Taiwanese politician and media executive

Tien Tsai-ting (田再庭; born 1930) is a Taiwanese politician and media executive.

==Career==
Tien was elected to a Taichung County seat within the Legislative Yuan in 1989. Following an October 1992 demonstration led by the Action Alliance for One Taiwan, One China, it was noted by Taiwan Communiqué that Tien Tsai-ting and fellow Democratic Progressive Party legislators Hung Chi-chang, Lee Ching-hsiung, Lu Hsiu-yi, and Tai Chen-yao questioned premier Hau Pei-tsun about the One China, One Taiwan concept and discussed a purported rift between Hau and president Lee Teng-hui.
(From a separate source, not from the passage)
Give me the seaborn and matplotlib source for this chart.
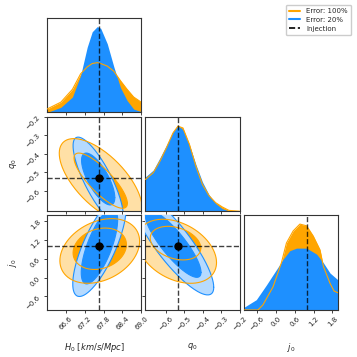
import numpy as np
import matplotlib
matplotlib.use("Agg")
import matplotlib.pyplot as plt
import seaborn as sns
from matplotlib.lines import Line2D

sns.set_style("ticks")

# injected (true) values
inj_h0 = 67.66
inj_q0 = -0.533
inj_j0 = 1.0

# 1D marginals (arbitrary units)
h0_x = [66.0, 66.44, 66.81, 67.07, 67.28, 67.44, 67.60, 67.71, 67.92, 68.13, 68.34, 68.55, 68.76, 69.0]
h0_wide = [0.04, 0.12, 0.27, 0.45, 0.53, 0.57, 0.58, 0.57, 0.54, 0.48, 0.37, 0.27, 0.18, 0.12]
h0_narrow = [0.0, 0.06, 0.18, 0.43, 0.76, 0.94, 1.0, 0.98, 0.80, 0.53, 0.29, 0.14, 0.04, 0.01]

q0_x = [-0.71, -0.667, -0.632, -0.596, -0.561, -0.534, -0.507, -0.472, -0.436, -0.401, -0.365, -0.330, -0.294, -0.258, -0.2]
q0_wide = [0.37, 0.45, 0.58, 0.74, 0.91, 0.99, 0.97, 0.78, 0.52, 0.31, 0.18, 0.10, 0.05, 0.01, 0.0]
q0_narrow = [0.40, 0.48, 0.62, 0.77, 0.93, 1.0, 0.95, 0.77, 0.54, 0.34, 0.19, 0.09, 0.03, 0.004, 0.0]

j0_x_wide = [-1.03, -0.58, -0.418, -0.096, 0.171, 0.332, 0.546, 0.761, 0.975, 1.189, 1.404, 1.511, 1.725, 1.854, 1.98]
j0_wide = [0.0, 0.0, 0.06, 0.27, 0.55, 0.78, 0.92, 1.0, 0.98, 0.86, 0.70, 0.51, 0.31, 0.22, 0.20]
j0_x_narrow = [-1.03, -0.632, -0.311, 0.011, 0.225, 0.439, 0.654, 0.975, 1.296, 1.511, 1.725, 1.98]
j0_narrow = [0.03, 0.12, 0.29, 0.47, 0.59, 0.69, 0.72, 0.72, 0.65, 0.55, 0.43, 0.35]

# 2D credible regions: (centre x, centre y, half width, half height, correlation)
# listed as [68%, 95%] for each pair of parameters
h0_q0_wide = [(67.71, -0.545, 0.85, 0.149, -0.82), (67.71, -0.545, 1.32, 0.227, -0.65)]
h0_q0_narrow = [(67.63, -0.536, 0.53, 0.14, -0.72), (67.63, -0.545, 0.80, 0.235, -0.80)]
h0_j0_wide = [(67.68, 0.92, 0.85, 0.66, 0.2), (67.68, 0.85, 1.27, 1.03, 0.3)]
h0_j0_narrow = [(67.67, 1.0, 0.58, 1.2, 0.7), (67.67, 1.0, 0.85, 1.6, 0.75)]
q0_j0_wide = [(-0.547, 1.10, 0.137, 0.535, -0.3), (-0.54, 0.84, 0.215, 1.02, -0.35)]
q0_j0_narrow = [(-0.56, 1.08, 0.151, 1.07, -0.85), (-0.56, 1.08, 0.22, 1.63, -0.85)]

labels = ["Error: 100%", "Error: 20%"]
orange, orange_light = "#FFA500", "#FFE0A6"
blue, blue_light = "#1E90FF", "#B5DAFF"

h0_lim, q0_lim, j0_lim = (66.0, 69.0), (-0.71, -0.2), (-1.03, 1.98)
h0_ticks = [66.6, 67.2, 67.8, 68.4, 69.0]
q0_ticks = [-0.6, -0.5, -0.4, -0.3, -0.2]
j0_ticks = [-0.6, 0.0, 0.6, 1.2, 1.8]


def ellipse(spec, n=240):
    cx, cy, hx, hy, rho = spec
    t = np.linspace(0, 2 * np.pi, n)
    x = cx + hx * np.cos(t)
    y = cy + hy * (rho * np.cos(t) + np.sqrt(1 - rho ** 2) * np.sin(t))
    return x, y


def draw_2d(ax, wide, narrow):
    for specs, dark, light, z in [(wide, orange, orange_light, 1), (narrow, blue, blue_light, 3)]:
        x95, y95 = ellipse(specs[1])
        x68, y68 = ellipse(specs[0])
        ax.fill(x95, y95, color=light, lw=0, zorder=z)
        ax.fill(x68, y68, color=dark, lw=0, zorder=z)
    for specs, dark, z in [(narrow, blue, 4), (wide, orange, 5)]:
        for s in specs:
            x, y = ellipse(s)
            sns.lineplot(x=x, y=y, sort=False, estimator=None, color=dark, lw=0.8, ax=ax, zorder=z)


def draw_1d(ax, xw, yw, xn, yn):
    ax.fill_between(xw, yw, color=orange, lw=0, zorder=1)
    ax.fill_between(xn, yn, color=blue, lw=0, zorder=2)
    sns.lineplot(x=xw, y=yw, sort=False, estimator=None, color=orange, lw=0.8, ax=ax, zorder=3)
    ax.set_ylim(0, 1.1 * max(max(yw), max(yn)))
    ax.set_yticks([])


fig, axes = plt.subplots(3, 3, figsize=(3.57, 3.57), dpi=100)
fig.subplots_adjust(left=0.1317, right=0.9468, bottom=0.1317, top=0.9496,
                    wspace=0.045, hspace=0.045)
for ax in [axes[0, 1], axes[0, 2], axes[1, 2]]:
    ax.axis("off")

dash = dict(color="k", ls="--", lw=1.0, alpha=0.75, zorder=6)

# diagonal
draw_1d(axes[0, 0], h0_x, h0_wide, h0_x, h0_narrow)
axes[0, 0].axvline(inj_h0, **dash)
draw_1d(axes[1, 1], q0_x, q0_wide, q0_x, q0_narrow)
axes[1, 1].axvline(inj_q0, **dash)
draw_1d(axes[2, 2], j0_x_wide, j0_wide, j0_x_narrow, j0_narrow)
axes[2, 2].axvline(inj_j0, **dash)

# off-diagonal
pairs = [(axes[1, 0], h0_q0_wide, h0_q0_narrow, inj_h0, inj_q0),
         (axes[2, 0], h0_j0_wide, h0_j0_narrow, inj_h0, inj_j0),
         (axes[2, 1], q0_j0_wide, q0_j0_narrow, inj_q0, inj_j0)]
for ax, w, n, xi, yi in pairs:
    draw_2d(ax, w, n)
    ax.axvline(xi, **dash)
    ax.axhline(yi, **dash)
    ax.plot([xi], [yi], "o", color="k", ms=5, zorder=7)

col_lims = [h0_lim, q0_lim, j0_lim]
col_ticks = [h0_ticks, q0_ticks, j0_ticks]
row_lims = [None, q0_lim, j0_lim]
row_ticks = [None, q0_ticks, j0_ticks]
names = [r"$H_0\ [km/s/Mpc]$", r"$q_0$", r"$j_0$"]

for i in range(3):
    for j in range(i + 1):
        ax = axes[i, j]
        ax.set_xlim(col_lims[j])
        ax.set_xticks(col_ticks[j])
        ax.set_xticklabels([f"{v:.1f}".replace("-", "\u2212") for v in col_ticks[j]],
                           rotation=45, fontsize=5)
        if i != j:
            ax.set_ylim(row_lims[i])
            ax.set_yticks(row_ticks[i])
            ax.set_yticklabels([f"{v:.1f}".replace("-", "\u2212") for v in row_ticks[i]],
                               rotation=45, fontsize=5)
        ax.tick_params(length=2.5, width=0.6, pad=1.5, colors="#222222")
        for sp in ax.spines.values():
            sp.set_color("#333333")
            sp.set_linewidth(0.8)
        ax.set_xlabel("")
        ax.set_ylabel("")
        if i < 2:
            ax.tick_params(labelbottom=False)
        else:
            ax.set_xlabel(names[j], fontsize=6)
            ax.xaxis.set_label_coords(0.5, -0.33)
        if j > 0:
            ax.tick_params(labelleft=False)
        elif i > 0:
            ax.set_ylabel(names[i], fontsize=6)
            ax.yaxis.set_label_coords(-0.30, 0.5)

handles = [Line2D([], [], color=orange, lw=1.5),
           Line2D([], [], color=blue, lw=1.5),
           Line2D([], [], color="k", ls="--", lw=1.2)]
fig.legend(handles, labels + ["Injection"], loc="upper right",
           bbox_to_anchor=(0.993, 0.997), fontsize=5, handlelength=1.6,
           borderpad=0.5, labelspacing=0.4, framealpha=1, edgecolor="#cccccc")

fig.savefig("out.png", dpi=100)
After leaving the legislature upon the end of his term in 1993, Tien advocated for media rights in Taiwan. In March 1995, Tien, Chang Chun-hung, Chai Trong-rong, and Yu Chen Yueh-ying attended a luncheon hosted by the Formosan Association for Public Affairs in Washington, D.C., where they called for US Congresspeople to ask the ruling Kuomintang government in Taiwan to grant a fourth television broadcast license to Formosa Television, representing the political opposition. Tien became a member of the Taiwan Independence Party, and served as vice chairman of Formosa Television. During the 1998 legislative elections, he sought a seat from Taichung County on behalf of the Taiwan Independence Party. He won 1% of the vote, and was not seated. In 2003, Tien replaced Chai Trong-rong as chairman of Formosa Television. After Kuo Pei-hung assumed the chairmanship, Tien became an honorary director of Formosa Television. In this role, Tien expressed opposition to the April 2019 vote that named Wang Ming-yu Kuo's successor.